Multiple High Level Fashion Photographers Accused of Sexual Exploitation

Each with multiple victims.
Reading time 2 minutes

Multiple male models have come forth to accuse noted fashion photographers Mario Testino and Bruce Weber of sexual assault and coercion, on top of the already growing accusations by female models against photographer Terry Richardson.

While it has long been well known amongst the fashion community (a quick search for "Terry Richardson sexual assault" turns up many first-hand accounts) that Richardson was allegedly abusing his models, the information provided by no less than 15 male models regarding Bruce Weber and 13 male models and assistants regarding Mario Testino is relatively new. However, as light continues to be shed on these situations, it seems these facts were at least tacitly known by those at the upper echelons of the fashion and photography worlds. 
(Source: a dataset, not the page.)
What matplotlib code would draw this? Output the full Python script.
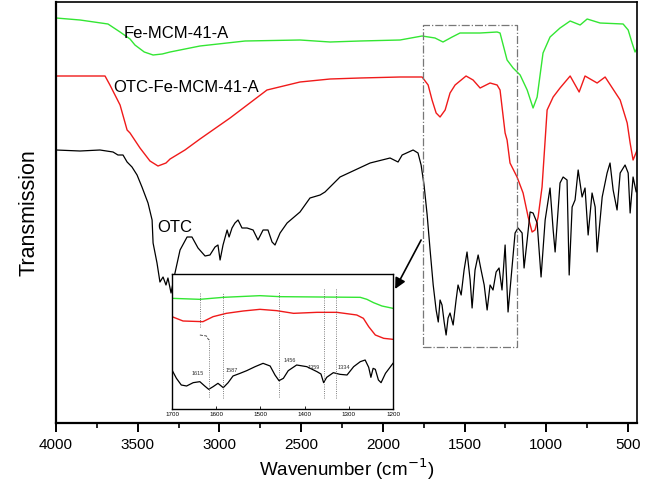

Regarding the allegations, Bruce Weber stated “I’m completely shocked and saddened by the outrageous claims being made against me, which I absolutely deny,” while Testino's law firm "challenged the characters and credibility" of those making accusations against him. However, due to the frequency and disturbing detail in which the claims have been made, it's hard to disbelieve those accusing both photographers.

So hard, in fact, that Vogue—once it was done promoting a new cover of Serena Williams shot by Mario Testino—announced that parent company Condé Nast had implemented new rules for its photo shoots, including things like "alcohol will no longer be allowed on Condé Nast sets" and "any shoot involving nudity, sheer clothing, lingerie, swimwear, simulated drug or alcohol use, or sexually suggestive poses must be approved in advance by the subject." A statement made by Anna Wintour just three days ago, long after the initial allegations surfaced about Weber, expresses that despite the fact "both are personal friends of [hers] who have made extraordinary contributions to Vogue and many other titles at Condé Nast," those at the media conglomerate have "decided to put [their] working relationship with both photographers on hold for the foreseeable future."

Somehow, that doesn't feel like enough.